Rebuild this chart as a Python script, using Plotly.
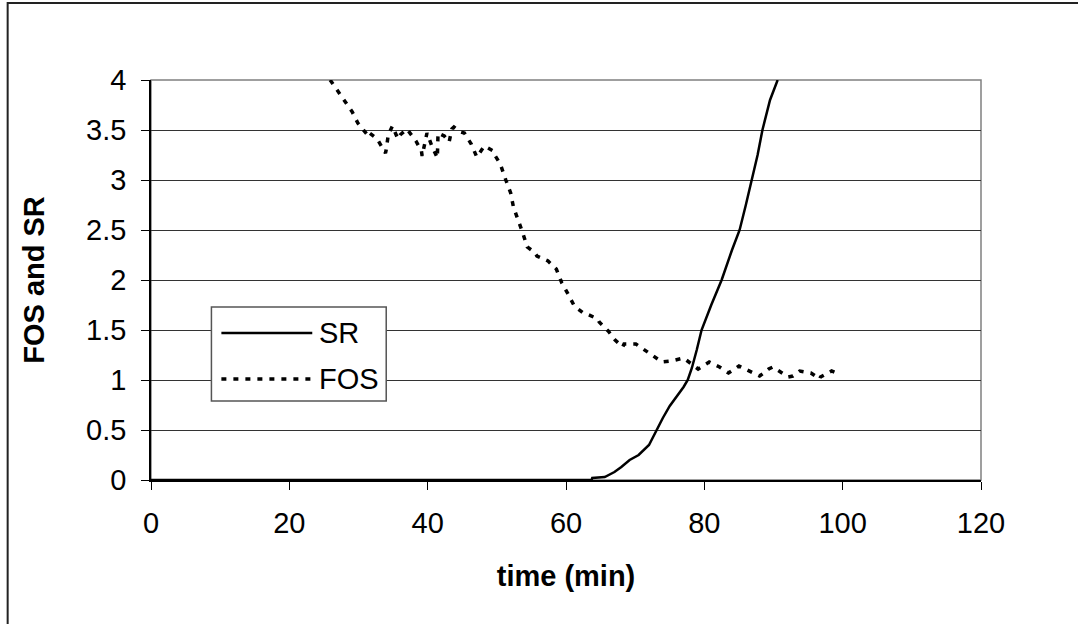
import plotly.graph_objects as go

# ---- data ----
sr_time = [0, 63.7, 63.8, 65.6, 67.0, 68.0, 69.2, 70.5, 72.0, 73.1, 74.0, 75.0, 76.0, 77.0, 77.6,
           78.2, 78.9, 79.6, 81.0, 82.5, 84.0, 85.1, 86.0, 86.9, 87.7, 88.4, 89.5, 90.6]
sr_vals = [0, 0, 0.02, 0.03, 0.08, 0.13, 0.2, 0.25, 0.35, 0.5, 0.62, 0.74, 0.83, 0.93, 1.0,
           1.12, 1.3, 1.5, 1.75, 2.0, 2.3, 2.5, 2.75, 3.0, 3.25, 3.5, 3.8, 4.0]

fos_time = [25.9, 27.1, 28.0, 29.1, 29.9, 31.3, 31.4, 32.7, 33.9, 34.0, 34.3, 34.9,
            35.7, 36.0, 37.0, 38.3, 39.1, 39.2, 39.9, 40.6, 41.4, 41.5, 42.4, 43.1,
            43.5, 43.8, 44.8, 45.3, 46.3, 47.1, 48.2, 49.5, 49.6, 50.5, 51.3, 52.0,
            52.4, 53.1, 53.7, 54.4, 55.4, 55.8, 57.4, 58.6, 58.8, 59.4, 60.3, 61.2,
            62.5, 63.0, 64.6, 64.8, 66.1, 67.1, 68.2, 68.4, 70.1, 72.3, 73.9, 75.2,
            77.0, 79.1, 80.4, 80.7, 82.2, 83.5, 85.0, 86.8, 88.0, 88.6, 89.3, 89.9,
            91.2, 92.1, 92.8, 93.8, 95.4, 95.8, 96.7, 96.8, 98.4, 99.1]
fos_vals = [4.0, 3.88, 3.78, 3.68, 3.57, 3.45, 3.48, 3.41, 3.27, 3.3, 3.45, 3.54,
            3.41, 3.45, 3.51, 3.39, 3.29, 3.24, 3.47, 3.34, 3.22, 3.47, 3.44, 3.38,
            3.51, 3.53, 3.48, 3.47, 3.36, 3.23, 3.34, 3.29, 3.26, 3.16, 3.0, 2.87,
            2.73, 2.6, 2.48, 2.33, 2.28, 2.24, 2.19, 2.11, 2.07, 1.97, 1.86, 1.74,
            1.67, 1.66, 1.61, 1.58, 1.49, 1.4, 1.33, 1.36, 1.36, 1.26, 1.18, 1.19,
            1.22, 1.11, 1.17, 1.18, 1.13, 1.07, 1.14, 1.08, 1.04, 1.07, 1.11, 1.13,
            1.07, 1.03, 1.04, 1.09, 1.07, 1.05, 1.01, 1.03, 1.09, 1.07]

x_ticks = [0, 20, 40, 60, 80, 100, 120]
y_ticks = [0, 0.5, 1, 1.5, 2, 2.5, 3, 3.5, 4]
y_tick_text = ["0", "0.5", "1", "1.5", "2", "2.5", "3", "3.5", "4"]
legend_names = ["SR", "FOS"]

FONT = "Liberation Sans, Arial, sans-serif"
FS = 29
DOT = "5px,7px"

fig = go.Figure()
fig.add_trace(go.Scatter(x=sr_time, y=sr_vals, mode="lines", name=legend_names[0],
                         line=dict(color="black", width=2.5), showlegend=False))
fig.add_trace(go.Scatter(x=fos_time, y=fos_vals, mode="lines", name=legend_names[1],
                         line=dict(color="black", width=3.5, dash=DOT), showlegend=False))

# plot-area frame (gray)
fig.add_shape(type="rect", xref="paper", yref="paper", x0=0, y0=0, x1=1, y1=1,
              line=dict(color="#808080", width=1.5), layer="below")
# outer chart border
fig.add_shape(type="rect", xref="paper", yref="paper", x0=-0.1727, y0=-0.38, x1=1.13, y1=1.1925,
              line=dict(color="#222222", width=2))

# manual legend
fig.add_shape(type="rect", xref="paper", yref="paper", x0=0.0728, y0=0.1975, x1=0.2834, y1=0.4325,
              line=dict(color="#555555", width=1.5), fillcolor="white", layer="above")
fig.add_shape(type="line", xref="paper", yref="paper", x0=0.0848, x1=0.1943, y0=0.3675, y1=0.3675,
              line=dict(color="black", width=2.5))
fig.add_shape(type="line", xref="paper", yref="paper", x0=0.0848, x1=0.1943, y0=0.2525, y1=0.2525,
              line=dict(color="black", width=3.5, dash=DOT))
for name, yy in zip(legend_names, [0.3675, 0.2525]):
    fig.add_annotation(text=name, xref="paper", yref="paper", x=0.1995, y=yy,
                       xanchor="left", yanchor="middle", showarrow=False,
                       font=dict(family=FONT, size=FS, color="black"))

fig.update_layout(
    width=1078, height=624,
    margin=dict(l=150.5, r=96.5, t=80, b=144),
    paper_bgcolor="white", plot_bgcolor="white",
    font=dict(family=FONT, size=FS, color="black"),
    showlegend=False,
)
fig.update_xaxes(range=[0, 120], tickvals=x_ticks, ticks="outside", ticklen=8,
                 tickcolor="black", showline=True, linecolor="black", linewidth=1.5,
                 showgrid=False, zeroline=False, ticklabelstandoff=8,
                 title=dict(text="<b>time (min)</b>", standoff=28,
                            font=dict(family=FONT, size=FS)))
fig.update_yaxes(range=[0, 4], tickvals=y_ticks, ticktext=y_tick_text, ticks="outside",
                 ticklen=8, tickcolor="black", showline=True, linecolor="black", linewidth=1.5,
                 showgrid=True, gridcolor="#333333", gridwidth=1, zeroline=False,
                 ticklabelstandoff=9,
                 title=dict(text="<b>FOS and SR</b>", standoff=33,
                            font=dict(family=FONT, size=FS)))

fig.write_html("out.html")
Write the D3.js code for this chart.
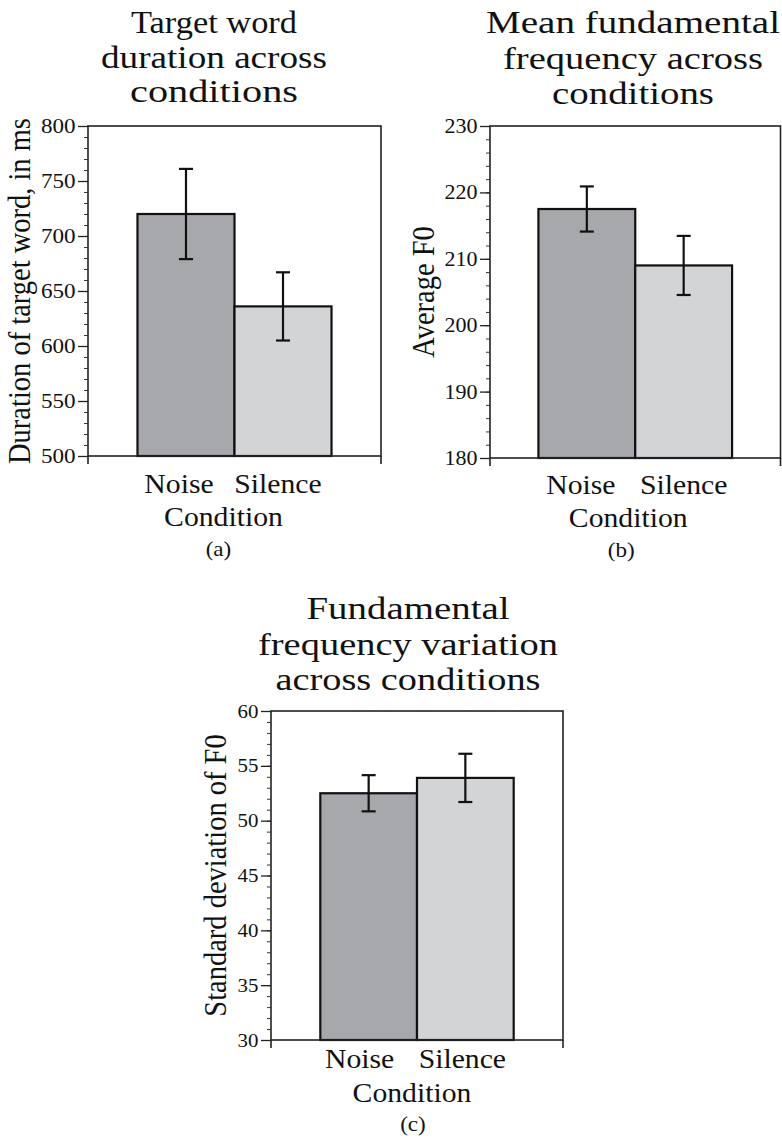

• _TO BE DONE_: Output, exactly, all the records above; include no pictures.

• _FULL SOLUTION_:
Rebuild this chart as a Python script, using Plotly.
import plotly.graph_objects as go

# ---- data ----
sr_time = [0, 63.7, 63.8, 65.6, 67.0, 68.0, 69.2, 70.5, 72.0, 73.1, 74.0, 75.0, 76.0, 77.0, 77.6,
           78.2, 78.9, 79.6, 81.0, 82.5, 84.0, 85.1, 86.0, 86.9, 87.7, 88.4, 89.5, 90.6]
sr_vals = [0, 0, 0.02, 0.03, 0.08, 0.13, 0.2, 0.25, 0.35, 0.5, 0.62, 0.74, 0.83, 0.93, 1.0,
           1.12, 1.3, 1.5, 1.75, 2.0, 2.3, 2.5, 2.75, 3.0, 3.25, 3.5, 3.8, 4.0]

fos_time = [25.9, 27.1, 28.0, 29.1, 29.9, 31.3, 31.4, 32.7, 33.9, 34.0, 34.3, 34.9,
            35.7, 36.0, 37.0, 38.3, 39.1, 39.2, 39.9, 40.6, 41.4, 41.5, 42.4, 43.1,
            43.5, 43.8, 44.8, 45.3, 46.3, 47.1, 48.2, 49.5, 49.6, 50.5, 51.3, 52.0,
            52.4, 53.1, 53.7, 54.4, 55.4, 55.8, 57.4, 58.6, 58.8, 59.4, 60.3, 61.2,
            62.5, 63.0, 64.6, 64.8, 66.1, 67.1, 68.2, 68.4, 70.1, 72.3, 73.9, 75.2,
            77.0, 79.1, 80.4, 80.7, 82.2, 83.5, 85.0, 86.8, 88.0, 88.6, 89.3, 89.9,
            91.2, 92.1, 92.8, 93.8, 95.4, 95.8, 96.7, 96.8, 98.4, 99.1]
fos_vals = [4.0, 3.88, 3.78, 3.68, 3.57, 3.45, 3.48, 3.41, 3.27, 3.3, 3.45, 3.54,
            3.41, 3.45, 3.51, 3.39, 3.29, 3.24, 3.47, 3.34, 3.22, 3.47, 3.44, 3.38,
            3.51, 3.53, 3.48, 3.47, 3.36, 3.23, 3.34, 3.29, 3.26, 3.16, 3.0, 2.87,
            2.73, 2.6, 2.48, 2.33, 2.28, 2.24, 2.19, 2.11, 2.07, 1.97, 1.86, 1.74,
            1.67, 1.66, 1.61, 1.58, 1.49, 1.4, 1.33, 1.36, 1.36, 1.26, 1.18, 1.19,
            1.22, 1.11, 1.17, 1.18, 1.13, 1.07, 1.14, 1.08, 1.04, 1.07, 1.11, 1.13,
            1.07, 1.03, 1.04, 1.09, 1.07, 1.05, 1.01, 1.03, 1.09, 1.07]

x_ticks = [0, 20, 40, 60, 80, 100, 120]
y_ticks = [0, 0.5, 1, 1.5, 2, 2.5, 3, 3.5, 4]
y_tick_text = ["0", "0.5", "1", "1.5", "2", "2.5", "3", "3.5", "4"]
legend_names = ["SR", "FOS"]

FONT = "Liberation Sans, Arial, sans-serif"
FS = 29
DOT = "5px,7px"

fig = go.Figure()
fig.add_trace(go.Scatter(x=sr_time, y=sr_vals, mode="lines", name=legend_names[0],
                         line=dict(color="black", width=2.5), showlegend=False))
fig.add_trace(go.Scatter(x=fos_time, y=fos_vals, mode="lines", name=legend_names[1],
                         line=dict(color="black", width=3.5, dash=DOT), showlegend=False))

# plot-area frame (gray)
fig.add_shape(type="rect", xref="paper", yref="paper", x0=0, y0=0, x1=1, y1=1,
              line=dict(color="#808080", width=1.5), layer="below")
# outer chart border
fig.add_shape(type="rect", xref="paper", yref="paper", x0=-0.1727, y0=-0.38, x1=1.13, y1=1.1925,
              line=dict(color="#222222", width=2))

# manual legend
fig.add_shape(type="rect", xref="paper", yref="paper", x0=0.0728, y0=0.1975, x1=0.2834, y1=0.4325,
              line=dict(color="#555555", width=1.5), fillcolor="white", layer="above")
fig.add_shape(type="line", xref="paper", yref="paper", x0=0.0848, x1=0.1943, y0=0.3675, y1=0.3675,
              line=dict(color="black", width=2.5))
fig.add_shape(type="line", xref="paper", yref="paper", x0=0.0848, x1=0.1943, y0=0.2525, y1=0.2525,
              line=dict(color="black", width=3.5, dash=DOT))
for name, yy in zip(legend_names, [0.3675, 0.2525]):
    fig.add_annotation(text=name, xref="paper", yref="paper", x=0.1995, y=yy,
                       xanchor="left", yanchor="middle", showarrow=False,
                       font=dict(family=FONT, size=FS, color="black"))

fig.update_layout(
    width=1078, height=624,
    margin=dict(l=150.5, r=96.5, t=80, b=144),
    paper_bgcolor="white", plot_bgcolor="white",
    font=dict(family=FONT, size=FS, color="black"),
    showlegend=False,
)
fig.update_xaxes(range=[0, 120], tickvals=x_ticks, ticks="outside", ticklen=8,
                 tickcolor="black", showline=True, linecolor="black", linewidth=1.5,
                 showgrid=False, zeroline=False, ticklabelstandoff=8,
                 title=dict(text="<b>time (min)</b>", standoff=28,
                            font=dict(family=FONT, size=FS)))
fig.update_yaxes(range=[0, 4], tickvals=y_ticks, ticktext=y_tick_text, ticks="outside",
                 ticklen=8, tickcolor="black", showline=True, linecolor="black", linewidth=1.5,
                 showgrid=True, gridcolor="#333333", gridwidth=1, zeroline=False,
                 ticklabelstandoff=9,
                 title=dict(text="<b>FOS and SR</b>", standoff=33,
                            font=dict(family=FONT, size=FS)))

fig.write_html("out.html")
Write the D3.js code for this chart.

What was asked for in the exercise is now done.